11 October 2013

Czech village life

expatova's apples
When we lived in England, we owned a little house in the middle of a neighbourhood we mostly-affectionately called The Hood. This title was somewhat ironic considering we lived in a small town in a rather idyllic part of the country, but nonetheless, The Hood was well known to the local police and we became experts on many of our neighbours' love lives, partying habits, approaches to child rearing, and dubious methods of rubbish disposal.

Due to living there, we always said that with our next house, we would painstakingly scout out the house AND neighbourhood before purchasing.

This is not, my friends, what happened. In fact, we committed to purchase the house after seeing a few awkward photos online and 'driving by' it on Google Streetview.
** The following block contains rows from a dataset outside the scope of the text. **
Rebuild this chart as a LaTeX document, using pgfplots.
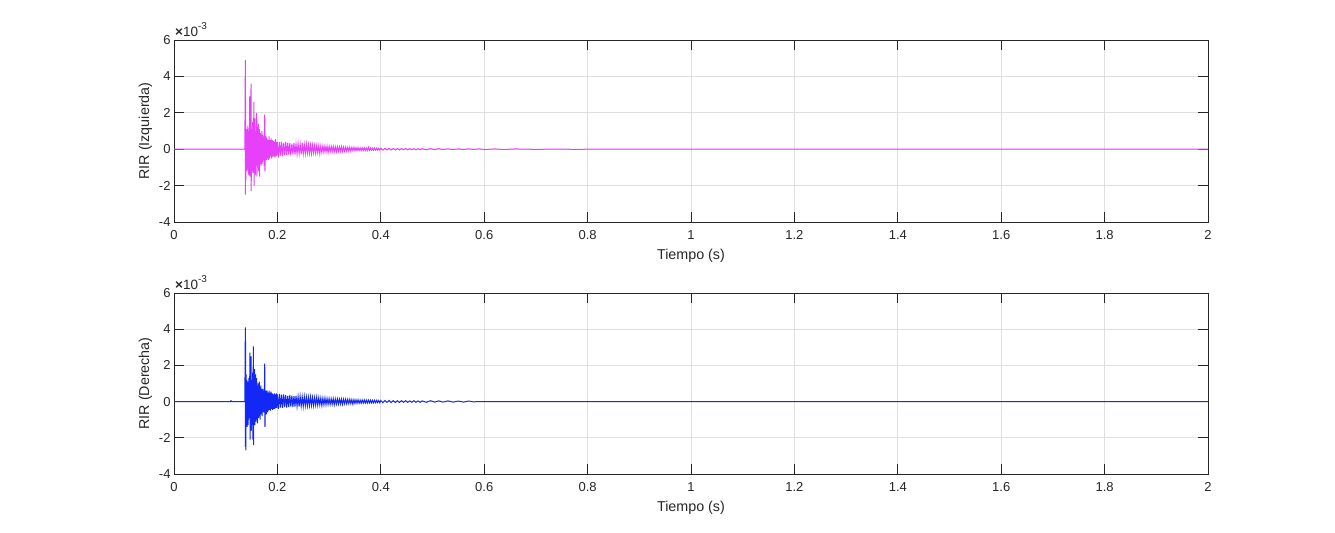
\documentclass[border=0pt]{standalone}
\usepackage{fontspec}
\setmainfont{Liberation Sans}
\usepackage{pgfplots}
\pgfplotsset{compat=1.18}

\definecolor{rirmag}{RGB}{230,64,250}
\definecolor{rirblue}{RGB}{20,40,245}
\definecolor{axgray}{RGB}{38,38,38}
\definecolor{gridgray}{RGB}{223,223,223}

\pgfplotsset{rirstyle/.style={
  scale only axis, width=1034bp,
  xmin=0, xmax=2, ymin=-4, ymax=6,
  xtick={0,0.2,0.4,0.6,0.8,1,1.2,1.4,1.6,1.8,2},
  xticklabels={0,0.2,0.4,0.6,0.8,1,1.2,1.4,1.6,1.8,2},
  ytick={-4,-2,0,2,4,6},
  yticklabels={-4,-2,0,2,4,6},
  grid=major, major grid style={gridgray, line width=0.8bp},
  axis line style={axgray, line width=0.8bp},
  tick style={axgray, line width=0.8bp},
  major tick length=10bp, tick align=inside,
  ticklabel style={font=\fontsize{13bp}{15bp}\selectfont, text=axgray},
  xticklabel style={yshift=-5bp},
  label style={font=\fontsize{14.3bp}{16bp}\selectfont, text=axgray},
  xlabel={Tiempo (s)},
  xlabel style={yshift=-3bp},
  clip mode=individual,
  every axis plot/.append style={line width=1bp, sharp plot, mark=none},
}}

\begin{document}
\begin{tikzpicture}
\path[use as bounding box] (0,0) rectangle (1335bp,533bp);

% canal izquierdo
\begin{axis}[rirstyle, at={(174bp,311bp)}, anchor=south west, height=182bp,
  ylabel={RIR (Izquierda)}]
\addplot[rirmag] coordinates {
(0,0) (0.137,0)
(0.1380,4.9) (0.1382,-2.5) (0.1385,2.7) (0.1388,-1.7) (0.1392,1.2) (0.1396,-1.0)
(0.1400,0.9) (0.1405,-0.8) (0.141,1.1) (0.1415,-1.2) (0.142,0.8) (0.1425,-0.9)
(0.143,1.3) (0.1435,-1.1) (0.144,0.9) (0.1445,-1.4) (0.145,1.0) (0.1455,-0.8)
(0.1465,2.9) (0.147,-1.5) (0.1475,1.2) (0.148,-1.0) (0.1490,3.6) (0.1493,-2.3)
(0.150,1.1) (0.1505,-1.2) (0.151,0.9) (0.1515,-1.0) (0.152,1.5) (0.1525,-1.3)
(0.153,1.0) (0.1535,-0.9) (0.1545,2.6) (0.155,-2.0) (0.1555,1.3) (0.156,-1.1)
(0.157,1.7) (0.1575,-1.4) (0.158,0.9) (0.1585,-0.8) (0.159,1.0) (0.1595,-0.9)
(0.160,2.0) (0.1605,-1.5) (0.161,0.8) (0.1615,-1.0) (0.162,0.9) (0.1625,-0.7)
(0.163,1.4) (0.1635,-1.2) (0.164,0.8) (0.1645,-0.7) (0.165,1.1) (0.1655,-1.5)
(0.166,0.7) (0.1665,-0.8) (0.167,0.9) (0.1675,-0.6) (0.168,0.8) (0.1685,-0.9)
(0.169,0.7) (0.1695,-0.6) (0.170,1.0) (0.1705,-0.8) (0.171,0.6) (0.1715,-0.7)
(0.172,0.8) (0.1725,-0.6) (0.173,0.7) (0.1735,-0.5) (0.174,0.6) (0.1745,-0.9)
(0.1755,1.9) (0.176,-1.2) (0.1765,0.6) (0.177,-0.5) (0.178,0.7) (0.1785,-0.6)
(0.179,0.5) (0.1795,-0.6) (0.180,0.6) (0.181,-0.5) (0.182,0.5) (0.183,-0.6)
(0.184,0.7) (0.185,-0.5) (0.186,0.5) (0.187,-0.4) (0.188,0.6) (0.189,-0.5)
(0.190,0.5) (0.191,-0.4) (0.192,0.45) (0.193,-0.4) (0.194,0.4) (0.195,-0.45)
(0.196,0.55) (0.197,-0.4) (0.198,0.4) (0.199,-0.35) (0.200,0.4)
(0.202,-0.45) (0.204,0.38) (0.206,-0.35) (0.208,0.42) (0.210,-0.38) (0.212,0.35)
(0.214,-0.33) (0.216,0.4) (0.218,-0.32) (0.220,0.36) (0.222,-0.3) (0.224,0.33)
(0.226,-0.35) (0.228,0.3) (0.230,-0.28) (0.232,0.34) (0.234,-0.3) (0.236,0.28)
(0.238,-0.27) (0.240,0.3) (0.242,-0.26) (0.244,0.27) (0.246,-0.28) (0.248,0.35)
(0.250,-0.25) (0.252,0.26) (0.254,-0.24) (0.256,0.28) (0.258,-0.22) (0.260,0.25)
(0.262,-0.23) (0.264,0.22) (0.266,-0.24) (0.268,0.22) (0.270,-0.2) (0.272,0.21)
(0.274,-0.22) (0.276,0.2) (0.278,-0.19) (0.280,0.2) (0.282,-0.25) (0.284,0.18)
(0.286,-0.18) (0.288,0.19) (0.290,-0.17) (0.292,0.18) (0.294,-0.16) (0.296,0.17)
(0.298,-0.2) (0.300,0.16) (0.302,-0.15) (0.304,0.16) (0.306,-0.14) (0.308,0.15)
(0.310,-0.14) (0.312,0.13) (0.314,-0.15) (0.316,0.14) (0.318,-0.13) (0.320,0.13)
(0.322,-0.12) (0.324,0.14) (0.326,-0.12) (0.328,0.12) (0.330,-0.11) (0.332,0.12)
(0.334,-0.11) (0.336,0.1) (0.338,-0.1) (0.340,0.11) (0.342,-0.1) (0.344,0.1)
(0.346,-0.09) (0.348,0.1) (0.350,-0.09) (0.352,0.09) (0.354,-0.08) (0.356,0.09)
(0.358,-0.08) (0.360,0.08) (0.362,-0.08) (0.364,0.08) (0.366,-0.07) (0.368,0.08)
(0.370,-0.07) (0.372,0.07) (0.374,-0.07) (0.376,0.1) (0.378,-0.06) (0.380,0.07)
(0.382,-0.06) (0.384,0.06) (0.386,-0.06) (0.388,0.06) (0.390,-0.05) (0.392,0.06)
(0.394,-0.05) (0.396,0.05) (0.398,-0.05) (0.400,0.05)
(0.404,-0.05) (0.408,0.05) (0.412,-0.04) (0.416,0.05) (0.420,-0.04) (0.424,0.04)
(0.428,-0.04) (0.432,0.04) (0.436,-0.04) (0.440,0.04) (0.444,-0.03) (0.448,0.04)
(0.452,-0.03) (0.456,0.03) (0.460,-0.03) (0.464,0.03) (0.468,-0.03) (0.472,0.03)
(0.476,-0.03) (0.480,0.03) (0.488,-0.03) (0.496,0.03) (0.504,-0.02) (0.512,0.03)
(0.520,-0.02) (0.530,0.02) (0.540,-0.02) (0.550,0.02) (0.560,-0.02) (0.570,0.02)
(0.580,-0.02) (0.590,0.02) (0.600,-0.02) (0.620,0.015) (0.640,-0.015) (0.660,0.015)
(0.700,-0.01) (0.740,0.01) (0.780,-0.01) (0.820,0.01) (0.830,0) (2,0)
};
\node[anchor=base west, inner sep=0pt, text=axgray,
  font=\fontsize{13.5bp}{15bp}\selectfont] at (rel axis cs:0,1) [xshift=1bp, yshift=3.5bp]
  {\textbf{×}10\raisebox{0.5em}{\fontsize{10bp}{11bp}\selectfont -3}};
\end{axis}

% canal derecho
\begin{axis}[rirstyle, at={(174bp,59bp)}, anchor=south west, height=181bp,
  ylabel={RIR (Derecha)}]
\addplot[rirblue] coordinates {
(0,0) (0.110,0) (0.1102,0.08) (0.1104,0) (0.137,0)
(0.1380,4.1) (0.1382,-2.5) (0.1386,3.4) (0.1390,-2.7) (0.1394,1.5) (0.1398,-1.2)
(0.1402,1.0) (0.1407,-0.9) (0.141,1.2) (0.1415,-1.4) (0.142,0.9) (0.1425,-1.0)
(0.143,1.1) (0.1435,-1.3) (0.144,0.8) (0.1445,-1.0) (0.145,1.3) (0.146,-0.9)
(0.1468,2.7) (0.1473,-2.1) (0.148,1.3) (0.1485,-1.0) (0.149,2.5) (0.1495,-1.6)
(0.150,1.2) (0.1505,-1.1) (0.151,1.0) (0.1515,-1.3) (0.152,1.6) (0.1525,-2.1)
(0.1535,3.05) (0.154,-2.4) (0.1545,1.4) (0.155,-1.2) (0.156,1.8) (0.1565,-1.3)
(0.157,1.0) (0.1575,-0.9) (0.158,1.5) (0.1585,-1.1) (0.159,0.9) (0.1595,-1.0)
(0.160,1.3) (0.1605,-0.8) (0.161,0.9) (0.1615,-1.2) (0.162,0.8) (0.1625,-0.7)
(0.163,1.0) (0.1635,-0.9) (0.164,0.7) (0.1645,-0.8) (0.165,1.1) (0.1655,-0.7)
(0.166,0.8) (0.1665,-1.0) (0.167,0.7) (0.1675,-0.6) (0.168,0.9) (0.1685,-0.7)
(0.169,0.6) (0.1695,-0.6) (0.170,0.7) (0.1705,-0.8) (0.171,0.6) (0.1715,-0.5)
(0.172,0.7) (0.1725,-0.6) (0.173,0.6) (0.1735,-0.5) (0.174,0.5) (0.1745,-0.6)
(0.1755,2.1) (0.176,-1.4) (0.1765,0.6) (0.177,-0.5) (0.178,0.6) (0.1785,-0.7)
(0.179,0.5) (0.1795,-0.5) (0.180,0.6) (0.181,-0.6) (0.182,0.5) (0.183,-0.5)
(0.184,0.6) (0.185,-0.45) (0.186,0.5) (0.187,-0.5) (0.188,0.55) (0.189,-0.4)
(0.190,0.45) (0.191,-0.45) (0.192,0.4) (0.193,-0.4) (0.194,0.45) (0.195,-0.4)
(0.196,0.4) (0.197,-0.35) (0.198,0.45) (0.199,-0.35) (0.200,0.4)
(0.202,-0.4) (0.204,0.42) (0.206,-0.33) (0.208,0.38) (0.210,-0.35) (0.212,0.4)
(0.214,-0.3) (0.216,0.35) (0.218,-0.33) (0.220,0.32) (0.222,-0.3) (0.224,0.36)
(0.226,-0.28) (0.228,0.33) (0.230,-0.3) (0.232,0.3) (0.234,-0.27) (0.236,0.32)
(0.238,-0.26) (0.240,0.28) (0.242,-0.28) (0.244,0.3) (0.246,-0.25) (0.248,0.26)
(0.250,-0.26) (0.252,0.28) (0.254,-0.23) (0.256,0.25) (0.258,-0.24) (0.260,0.24)
(0.262,-0.22) (0.264,0.26) (0.266,-0.21) (0.268,0.23) (0.270,-0.22) (0.272,0.22)
(0.274,-0.2) (0.276,0.24) (0.278,-0.2) (0.280,0.21) (0.282,-0.19) (0.284,0.2)
(0.286,-0.22) (0.288,0.19) (0.290,-0.18) (0.292,0.2) (0.294,-0.17) (0.296,0.18)
(0.298,-0.16) (0.300,0.17) (0.302,-0.16) (0.304,0.16) (0.306,-0.15) (0.308,0.16)
(0.310,-0.17) (0.312,0.15) (0.314,-0.14) (0.316,0.15) (0.318,-0.14) (0.320,0.14)
(0.322,-0.13) (0.324,0.14) (0.326,-0.15) (0.328,0.13) (0.330,-0.12) (0.332,0.13)
(0.334,-0.12) (0.336,0.12) (0.338,-0.11) (0.340,0.12) (0.342,-0.11) (0.344,0.11)
(0.346,-0.14) (0.348,0.1) (0.350,-0.1) (0.352,0.1) (0.354,-0.09) (0.356,0.1)
(0.358,-0.09) (0.360,0.09) (0.362,-0.09) (0.364,0.09) (0.366,-0.08) (0.368,0.09)
(0.370,-0.08) (0.372,0.08) (0.374,-0.08) (0.376,0.08) (0.378,-0.07) (0.380,0.08)
(0.382,-0.07) (0.384,0.07) (0.386,-0.07) (0.388,0.07) (0.390,-0.06) (0.392,0.07)
(0.394,-0.06) (0.396,0.06) (0.398,-0.06) (0.400,0.06)
(0.404,-0.06) (0.408,0.06) (0.412,-0.05) (0.416,0.06) (0.420,-0.05) (0.424,0.05)
(0.428,-0.05) (0.432,0.05) (0.436,-0.05) (0.440,0.05) (0.444,-0.04) (0.448,0.05)
(0.452,-0.04) (0.456,0.04) (0.460,-0.04) (0.464,0.05) (0.468,-0.04) (0.472,0.04)
(0.476,-0.04) (0.480,0.04) (0.488,-0.04) (0.496,0.05) (0.504,-0.03) (0.512,0.04)
(0.520,-0.03) (0.530,0.04) (0.540,-0.03) (0.550,0.03) (0.560,-0.03) (0.570,0.03)
(0.580,-0.02) (0.585,0) (2,0)
};
\node[anchor=base west, inner sep=0pt, text=axgray,
  font=\fontsize{13.5bp}{15bp}\selectfont] at (rel axis cs:0,1) [xshift=1bp, yshift=3.5bp]
  {\textbf{×}10\raisebox{0.5em}{\fontsize{10bp}{11bp}\selectfont -3}};
\end{axis}
\end{tikzpicture}
\end{document}
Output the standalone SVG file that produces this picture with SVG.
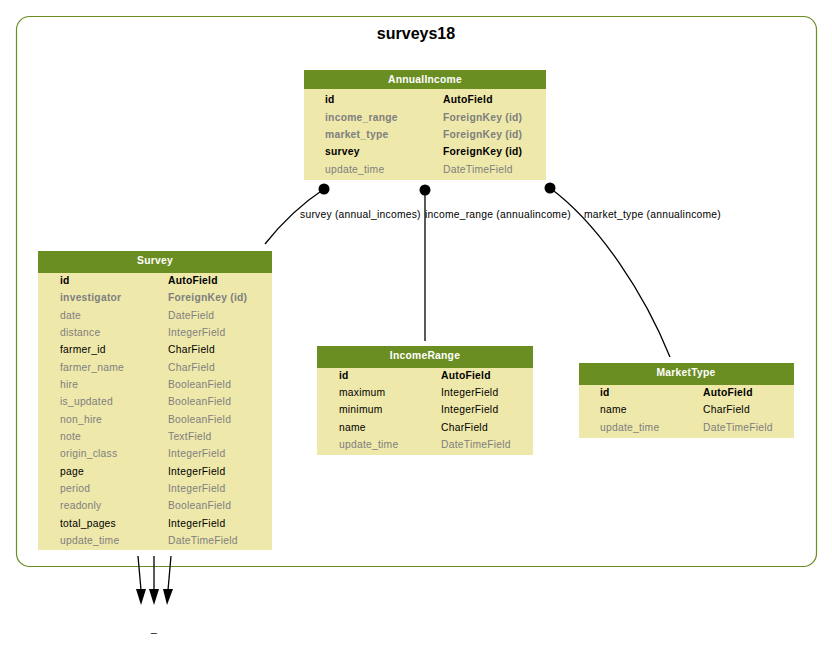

So, now that we've moved in, I've finally had the pleasure of properly scouting out our new environs. Or perhaps more accurately, our new environs have been scouting out us, with nearly all of the neighbours on our street introducing themselves.

I've already discussed the stereotype of Czechs and the stereotype of village Czechs seems to be even more xenophobic and lacking in friendliness. However, that has not at all been the case. Maybe half of the people we see in the village greet us with 'dobrý den!' and a few have even chatted with me about the weather and welcomed us to the village. We have a few neighbours who speak very good English and a few who bravely suffer through conversations with me in Czech.

Village life, as experienced earlier this week: the sun was shining and Smalls and I were out in the garden collecting apples. We chatted with one of my favourite neighbours who is a teacher at the local školka and her friend, who both made a big fuss over Smalls. Next, a parade of school children came by with their teachers and handfuls of leaves and sticks. They politely ''dobrý den!'-ed me, waved at Smalls, and made a fuss over our cat.

After Smalls's nap, the door bell rang, and there was one of the neighbour's daughters who formally introduced herself and asked if she could play with Smalls. She's nine and very patiently listened to Smalls's babbling about tractors and dogs that go HUFF! Meanwhile, I had a luxurious cup of tea and collected all of the fallen apples and walnuts. It was heavenly.

While I was picking up the last of the walnuts and laughing to myself about this strange new pastoral life, some jaunty, accordion-led music came on over the public service announcement system, as if to provide the perfect soundtrack for what I was experiencing. This was followed by what seemed to be a rousing announcement by our mayor and was concluded by more jaunty music.

So, the moral of the story seems to be: buy a house over the internet and you may end up in some strange Czech Mayberry, Shangri La, or possibly Stepford.